Avec la prison sur son dos
“Dans le film, il n’y a pas de prison, le personnage la porte sur son dos. La prison est construite par ce que Miriam nous dit. Le film se fait par évocation, je crois beaucoup au pouvoir de la voix, du témoignage, à partir de la voix d’une personne on peut regarder en elle : sentir, percevoir tout ce qui lui arrive. L’image et le son évoquent, ils vous emmènent dans un autre monde, c’est donc au spectateur d’imaginer et de compléter tout ce qui n’est pas graphique et n’est pas représenté.

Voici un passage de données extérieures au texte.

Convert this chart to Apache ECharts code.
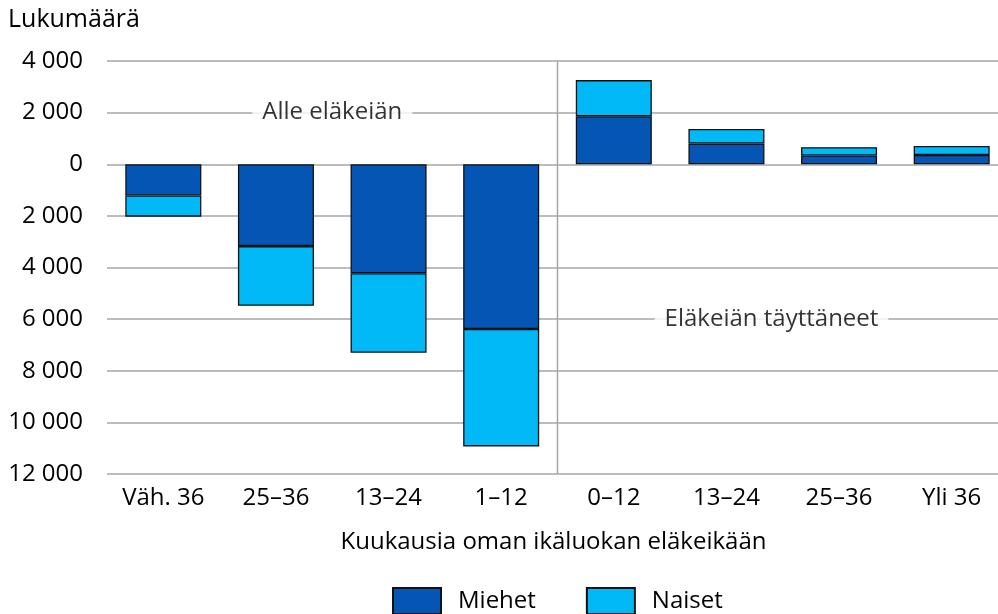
<!DOCTYPE html>
<html>
<head>
<meta charset="utf-8">
<script src="https://cdn.jsdelivr.net/npm/echarts@6/dist/echarts.min.js"></script>
<style>
  html, body { margin: 0; padding: 0; background: #fff; overflow: hidden; }
  #chart { width: 1008px; height: 614px; }
</style>
</head>
<body>
<div id="chart"></div>
<script>
// luokat: kuukausia oman ikäluokan eläkeikään
const categories = ['Väh. 36', '25–36', '13–24', '1–12', '0–12', '13–24', '25–36', 'Yli 36']
// alle eläkeiän negatiivisina, eläkeiän täyttäneet positiivisina
const miehet = [-1210, -3170, -4220, -6380, 1860, 800, 340, 360]
const naiset = [-820, -2310, -3080, -4550, 1400, 570, 320, 350]
const dividerX = [[4, -12000], [4, 4000]]
const notes = [
  { name: 'Alle eläkeiän', value: [2, 2000] },
  { name: 'Eläkeiän täyttäneet', value: [5.9, -6000] }
]

const font = '"Open Sans", "Noto Sans", sans-serif'
const fmt = v => Math.abs(v).toString().replace(/\B(?=(\d{3})+(?!\d))/g, ' ')

let chart = echarts.init(document.getElementById('chart'))
chart.setOption({
  textStyle: { fontFamily: font },
  animation: false,
  title: {
    text: 'Lukumäärä',
    left: 3,
    top: 2,
    textStyle: { fontFamily: font, fontSize: 25, fontWeight: 'normal', color: '#000' }
  },
  legend: {
    data: ['Miehet', 'Naiset'],
    top: 582,
    left: 387,
    itemWidth: 48,
    itemHeight: 26,
    itemGap: 50,
    icon: 'rect',
    textStyle: { fontFamily: font, fontSize: 24, color: '#000', padding: [0, 0, 0, 12] }
  },
  grid: { left: 107, right: 0, top: 61, bottom: 140 },
  xAxis: [
    {
      type: 'category',
      data: categories,
      axisLine: { show: false },
      axisTick: { show: false },
      axisLabel: { fontSize: 24, color: '#000', margin: 12, fontFamily: font },
      name: 'Kuukausia oman ikäluokan eläkeikään',
      nameLocation: 'middle',
      nameGap: 56,
      nameTextStyle: { fontSize: 24, color: '#000', fontFamily: font, padding: [0, 8, 0, 0] }
    },
    { type: 'value', min: 0, max: 8, show: false }
  ],
  yAxis: {
    type: 'value',
    min: -12000,
    max: 4000,
    interval: 2000,
    axisLine: { show: false },
    axisTick: { show: false },
    axisLabel: { fontSize: 24, color: '#000', margin: 24, formatter: fmt, fontFamily: font },
    splitLine: { lineStyle: { color: '#a6a6a6', width: 1.5 } }
  },
  series: [
    {
      name: 'Miehet',
      type: 'bar',
      stack: 'yht',
      barWidth: '67.5%',
      data: miehet,
      itemStyle: { color: '#0455B4', borderColor: '#111', borderWidth: 1.3 }
    },
    {
      name: 'Naiset',
      type: 'bar',
      stack: 'yht',
      data: naiset,
      itemStyle: { color: '#00B9F6', borderColor: '#111', borderWidth: 1.3 }
    },
    {
      type: 'line',
      xAxisIndex: 1,
      data: dividerX,
      symbol: 'none',
      silent: true,
      lineStyle: { color: '#a6a6a6', width: 1.5 }
    },
    {
      type: 'scatter',
      xAxisIndex: 1,
      data: notes,
      symbolSize: 0,
      silent: true,
      label: {
        show: true,
        position: 'inside',
        formatter: p => p.name,
        fontSize: 24,
        color: '#000',
        fontFamily: font,
        backgroundColor: '#fff',
        padding: [2, 10]
      }
    }
  ]
})
</script>
</body>
</html>
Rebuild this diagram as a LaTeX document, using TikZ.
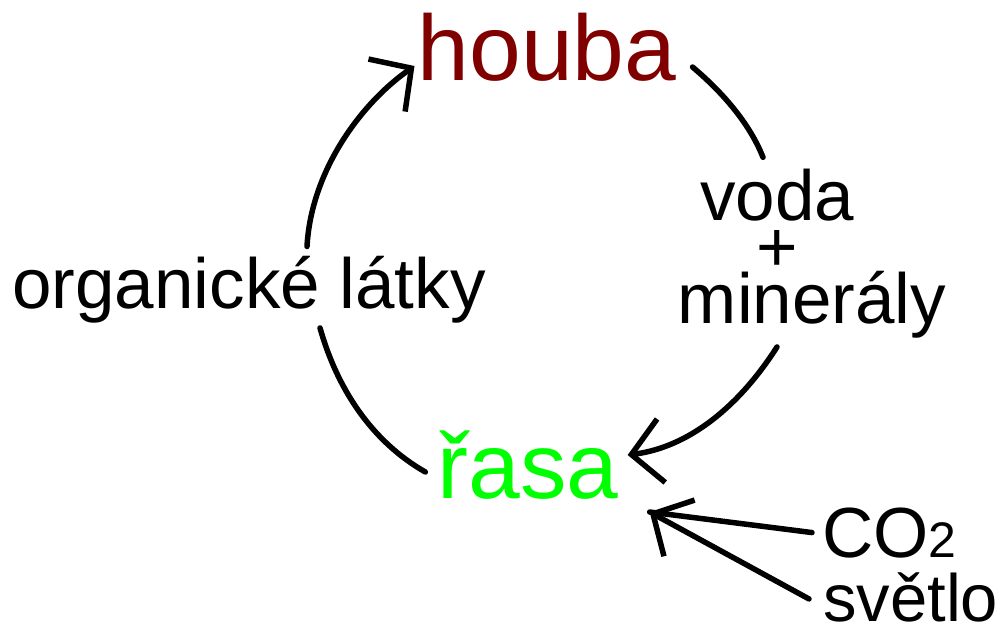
\documentclass[tikz,border=0pt]{standalone}
\usepackage{fontspec}
\setmainfont{Liberation Sans}
\usepackage{tikz}
\usetikzlibrary{arrows.meta}
\definecolor{houbared}{RGB}{128,0,0}
\definecolor{rasagreen}{RGB}{0,255,0}
\tikzstyle{every node}=[inner sep=0pt, anchor=base]

\begin{document}
\begin{tikzpicture}[
    x=1pt, y=-1pt,
    organism/.style={
        font=\fontsize{93pt}{100pt}\selectfont},
    substance/.style={
        font=\fontsize{71pt}{80pt}\selectfont},
    flowline/.style={
        line width=5.5pt,
        line cap=round},
    flowtip/.style={
        -{Straight Barb[length=30pt, width=64pt]}},
  ]
  \useasboundingbox (0,0) rectangle (1008,632);
  % Organisms
  \node[organism, text=houbared] (houba) at (547,80) {houba};
  \node[organism, text=rasagreen] (rasa) at (528,498) {řasa};
  % Substances
  \node[substance] (organicke) at (249,308) {organické látky};
  \node[substance] (voda) at (777,220) {voda};
  \node[substance] (plus) at (777,271) {+};
  \node[substance] (mineraly) at (812,323) {minerály};
  \node[substance, anchor=base west] (co2) at (822,557) {CO{\fontsize{50pt}{50pt}\selectfont 2}};
  \node[substance, anchor=base west, font=\fontsize{67pt}{74pt}\selectfont] (svetlo) at (823,621) {světlo};
  \coordinate (rasa-in) at ([shift={(31,14)}]rasa.base east);
  % Cycle
  \draw[flowline] ([shift={(-12,-26)}]rasa.base west)
    .. controls (371,441) and (337,388) .. ([shift={(71,5)}]organicke.south);
  \draw[flowline, flowtip] ([shift={(58,-9)}]organicke.north)
    .. controls (311,172) and (360,104) .. ([shift={(-3,-14)}]houba.base west);
  \draw[flowline] ([shift={(16,-13)}]houba.base east)
    .. controls (721,91) and (749,122) .. ([shift={(-14,-11)}]voda.north);
  \draw[flowline, flowtip] ([shift={(-35,9)}]mineraly.south)
    .. controls (740,405) and (690,447) .. ([shift={(9,-43)}]rasa.base east);
  % Inputs
  \draw[flowline] ([xshift=-10pt]co2.west) -- (rasa-in);
  \draw[flowline, flowtip] ([shift={(-14,2)}]svetlo.west) -- (rasa-in);
\end{tikzpicture}
\end{document}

“J’ai le sentiment que Tempestad est devenu un film très puissant parce qu’il parvient à piéger le spectateur, parce qu’il l’amène à imaginer ses propres démons et sa propre force face à la situation des protagonistes.”
Dans un autre domaine, la réalisatrice mentionne : “on parle de ce que cela signifie d’être une mère, d’élever ses enfants et de vivre avec l’absence d’un enfant, ce qui est l’une des choses les plus horribles qui puissent arriver à une mère. Les histoires sont tissées dans la structure du film, mais c’était un autre risque que j’ai pris. L’une des histoires est plus longue que l’autre. L’une n’a apparemment rien à voir avec l’autre, mais peu à peu, nous commençons à sentir que quelque chose s’est passé ; l’une est un retour au pays et l’autre est une recherche de deux femmes qui montrent le sens de la maternité et l’amour immense qui pousse à se battre pour un enfant.
Pour conclure, Huezo a souligné : “Les deux voix des protagonistes se touchent pendant de nombreux moments, elles se regardent de face et à un moment donné, nous cessons de les voir, et les deux voix marchent côte à côte ; elles pourraient même être la même voix. J’ai le sentiment que Tempestad joue avec la question de ne pas voir les visages, de mélanger les deux voix, et qu’à travers elles, il représente beaucoup d’autres voix dans le pays, beaucoup d’autres victimes, beaucoup de personnes qui ont subi l’injustice, la violence et l’impunité dont nous sommes entourés”.